Saturday, February 2, 2013
Skill set and knowledge are important
This week's lectures draw our attention to videogames and persuasive games. It becomes clear that for someone to say videogames cause violence and the society to rupture is flawed. The problem of early videogame researches was that they were not correctly done and were sponsored by institutions which have their own political agenda. The difference between representational violence and actual violence is important because a player who is skilled in killing and murdering in games does not necessary have the courage to carry a weapon. More importantly, videogames are designed to have winners and losers at the end of the gameplay and players have to kill in order to win. Context always matter as there are stories and narratives inside the game, which may influence what violence mean in videogames.
For games which have a procedural rhetoric, I come to think that the player must also have that skill level or intelligence to comprehend what the games are wanting to say. Players themselves have to figure out how the underlying system works. In SimCity for example, the player has to figure out how the taxation system works and link it back to the actual world. Similarly in Grand Theft Auto: San Andreas, eating might just be another game element that the player has to be concerned with. It requires a further level of thinking to link this element to real world social concerns, the relationship between low income and high fat fast food, poverty and hard work, etc. It also highly relates to how these games are designed or framed in order for the players to explore the rhetoric.

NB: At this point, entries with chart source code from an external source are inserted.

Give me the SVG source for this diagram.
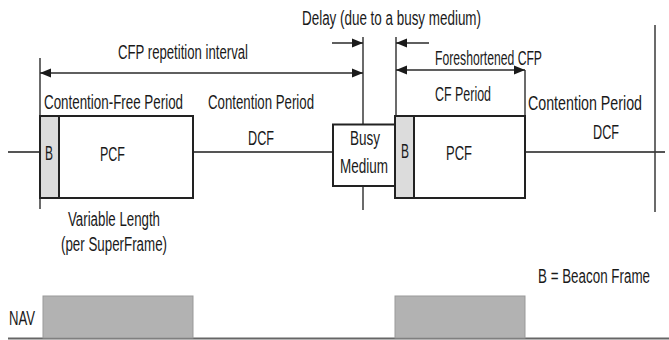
<svg xmlns="http://www.w3.org/2000/svg" width="669" height="340" viewBox="0 0 669 340">
<defs>
<style>
text{font-family:"Liberation Sans",Arial,sans-serif;font-size:20px;fill:#1a1a1a}
.ln{stroke:#3a3a3a;stroke-width:1.5;fill:none}
.tl{stroke:#555;stroke-width:1.8;fill:none}
.box{fill:#fff;stroke:#222;stroke-width:2}
.bcn{fill:#dcdcdc;stroke:#222;stroke-width:2}
.nav{fill:#b2b2b2;stroke:#999;stroke-width:1}
.arr{stroke:#2a2a2a;stroke-width:1.5;fill:none;marker-end:url(#ah)}
.arr2{stroke:#2a2a2a;stroke-width:1.5;fill:none;marker-start:url(#ah);marker-end:url(#ah)}
</style>
<marker id="ah" markerUnits="userSpaceOnUse" markerWidth="12" markerHeight="10" refX="11" refY="5" orient="auto-start-reverse">
<path d="M0,0.5 L11,5 L0,9.5 z" fill="#1a1a1a"/>
</marker>
</defs>

<g id="connectors">
<path class="tl" d="M8,152 H40 M193,152 H333 M525,152 H665"/>
<path class="ln" d="M40,58 V209"/>
<path class="ln" d="M363,37 V210"/>
<path class="ln" d="M396,37 V116"/>
<path class="ln" d="M525,70 V116"/>
<path class="ln" d="M655,25 V212"/>
<path class="arr2" d="M40,73 H363"/>
<path class="arr" d="M332,43 H363"/>
<path class="arr" d="M429,43 H396"/>
<path class="arr2" d="M396,70 H525"/>
<path d="M8,338.5 H669" stroke="#666" stroke-width="2"/>
</g>

<g id="cfp1">
<rect class="box" x="40" y="116" width="153" height="82"/>
<rect class="bcn" x="40" y="116" width="19" height="82"/>
<text x="45" y="160" textLength="8" lengthAdjust="spacingAndGlyphs">B</text>
<text x="100" y="161" textLength="25" lengthAdjust="spacingAndGlyphs">PCF</text>
</g>

<g id="busy">
<rect class="box" x="333" y="124.5" width="62" height="61.5"/>
<text x="350" y="145" textLength="30" lengthAdjust="spacingAndGlyphs">Busy</text>
<text x="340" y="173" textLength="48" lengthAdjust="spacingAndGlyphs">Medium</text>
</g>

<g id="cfp2">
<rect class="box" x="395" y="116" width="130" height="82"/>
<rect class="bcn" x="395" y="116" width="19" height="82"/>
<text x="401" y="158" textLength="8" lengthAdjust="spacingAndGlyphs">B</text>
<text x="446" y="160" textLength="26" lengthAdjust="spacingAndGlyphs">PCF</text>
</g>

<g id="nav">
<rect class="nav" x="43" y="296" width="150" height="42"/>
<rect class="nav" x="395" y="296" width="130" height="42"/>
<text x="9" y="325" textLength="26" lengthAdjust="spacingAndGlyphs">NAV</text>
</g>

<g id="labels">
<text x="302" y="25" textLength="179" lengthAdjust="spacingAndGlyphs">Delay (due to a busy medium)</text>
<text x="118" y="59" textLength="130" lengthAdjust="spacingAndGlyphs">CFP repetition interval</text>
<text x="44" y="109" textLength="139" lengthAdjust="spacingAndGlyphs">Contention-Free Period</text>
<text x="208" y="109" textLength="106" lengthAdjust="spacingAndGlyphs">Contention Period</text>
<text x="435" y="65" textLength="107" lengthAdjust="spacingAndGlyphs">Foreshortened CFP</text>
<text x="435" y="101" textLength="56" lengthAdjust="spacingAndGlyphs">CF Period</text>
<text x="528" y="110" textLength="114" lengthAdjust="spacingAndGlyphs">Contention Period</text>
<text x="248" y="145" textLength="26" lengthAdjust="spacingAndGlyphs">DCF</text>
<text x="593" y="139" textLength="26" lengthAdjust="spacingAndGlyphs">DCF</text>
<text x="68" y="226" textLength="92" lengthAdjust="spacingAndGlyphs">Variable Length</text>
<text x="61" y="251" textLength="106" lengthAdjust="spacingAndGlyphs">(per SuperFrame)</text>
<text x="538" y="283" textLength="112" lengthAdjust="spacingAndGlyphs">B = Beacon Frame</text>
</g>
</svg>
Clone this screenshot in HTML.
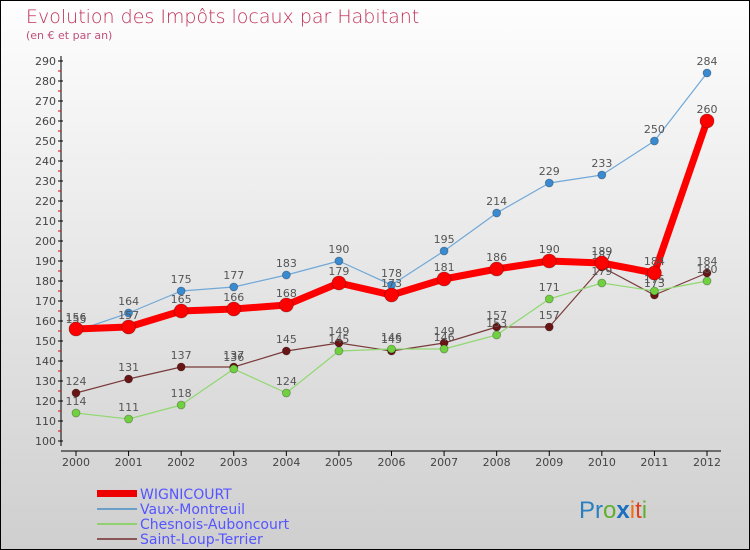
<!DOCTYPE html>
<html><head><meta charset="utf-8"><style>
body{margin:0}
#c{width:748px;height:548px;border:1px solid #000;background:linear-gradient(#fefefe,#e6e6e6 50%,#cfcfcf);position:relative;overflow:hidden;font-family:"DejaVu Sans","Liberation Sans",sans-serif}
</style></head><body>
<div id="c">
<svg id="s" width="748" height="548">
<text x="25" y="22" font-size="19" fill="#c0305a" style="font-weight:200">Evolution des Impôts locaux par Habitant</text>
<text x="25" y="38" font-size="11" fill="#c0507a">(en € et par an)</text>
<g id="ax"></g><g id="pl"></g>
<g>
<rect x="96" y="489" width="40" height="7" fill="#e00"/>
<text x="139" y="498" font-size="14" fill="#55f">WIGNICOURT</text>
<line x1="96" y1="508" x2="136" y2="508" stroke="#6a9fc8" stroke-width="2"/>
<text x="139" y="513" font-size="14" fill="#55f">Vaux-Montreuil</text>
<line x1="96" y1="523" x2="136" y2="523" stroke="#90d070" stroke-width="2"/>
<text x="139" y="528" font-size="14" fill="#55f">Chesnois-Auboncourt</text>
<line x1="96" y1="538" x2="136" y2="538" stroke="#8a5555" stroke-width="2"/>
<text x="139" y="543" font-size="14" fill="#55f">Saint-Loup-Terrier</text>
</g>
<text x="578" y="517" font-size="24" font-family="'Liberation Sans',sans-serif"><tspan fill="#2a7fc0">Pr</tspan><tspan fill="#60b030">o</tspan><tspan fill="#1a6fc0" font-weight="bold">x</tspan><tspan fill="#f07010">i</tspan><tspan fill="#e04020">t</tspan><tspan fill="#60b030">i</tspan></text>
</svg></div>
<script>
const years=[2000,2001,2002,2003,2004,2005,2006,2007,2008,2009,2010,2011,2012];
const wignicourt=[156,157,165,166,168,179,173,181,186,190,189,184,260];
const vaux=[155,164,175,177,183,190,178,195,214,229,233,250,284];
const chesnois=[114,111,118,136,124,145,146,146,153,171,179,175,180];
const saintLoup=[124,131,137,137,145,149,145,149,157,157,187,173,184];
const yTicks=[100,110,120,130,140,150,160,170,180,190,200,210,220,230,240,250,260,270,280,290];
const NS="http://www.w3.org/2000/svg";
const X=i=>75+i*(706-75)/(years.length-1);
const Y=v=>440-(v-100)*2;
function mk(t,a,p){const e=document.createElementNS(NS,t);for(const k in a)e.setAttribute(k,a[k]);p.appendChild(e);return e;}
const ax=document.getElementById('ax'),pl=document.getElementById('pl');
const ya=mk('line',{x1:60,y1:55,x2:60,y2:445,stroke:'#000'},ax);


const xa=mk('line',{x1:60,y1:450,x2:720,y2:450,stroke:'#000'},ax);


yTicks.forEach(v=>{
 mk('line',{x1:57,y1:Y(v),x2:62,y2:Y(v),stroke:'#000'},ax);
 if(v<290)mk('line',{x1:57,y1:Y(v+5),x2:60,y2:Y(v+5),stroke:'#e00'},ax);
 const t=mk('text',{x:55,y:Y(v)+4,'font-size':11,fill:'#444','text-anchor':'end'},ax);
 t.textContent=v;
 
 
});
years.forEach((y,i)=>{
 mk('line',{x1:X(i),y1:450,x2:X(i),y2:455,stroke:'#000'},ax);
 const t=mk('text',{x:X(i),y:465,'font-size':11,fill:'#444','text-anchor':'middle'},ax);
 t.textContent=y;
 
 
});
function series(d,name,col,dot,w,r){
 const g=mk('g',{},pl);
 
 
 const p=mk('polyline',{points:d.map((v,i)=>X(i)+','+Y(v)).join(' '),fill:'none',stroke:col,'stroke-width':w,'stroke-linejoin':'round'},g);
 
 
 d.forEach((v,i)=>{
  const c=mk('circle',{cx:X(i),cy:Y(v),r:r,fill:dot,stroke:'rgba(0,0,0,0.3)','stroke-width':0.8},g);
  
  
  const t=mk('text',{x:X(i),y:Y(v)-8,'font-size':11,fill:'#555','text-anchor':'middle'},g);
  t.textContent=v;
  
  
 });
}
series(saintLoup,'saint-loup','#7a3a3a','#6a1515',1.2,4);
series(chesnois,'chesnois','#90d870','#70d040',1.2,4);
series(vaux,'vaux','#70a8d8','#3a8ad0',1.2,4);
series(wignicourt,'wignicourt','#f00','#f00',7,7);
</script>
</body></html>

At times these representations in persuasive games might be over-exaggerated and mono-focused for the players to see the effects of the decision-making during gameplay. How many times did I play Monopoly and said to myself this is not how the society and capitalism works right? Similarly the Shadow Hearts game mentioned by Maddi might have taught certain aspects of Japanese culture. However, people have to be extremely cautious in dealing with the educational content in games, particularly what is real and what is unreal, and whether there are misrepresentations.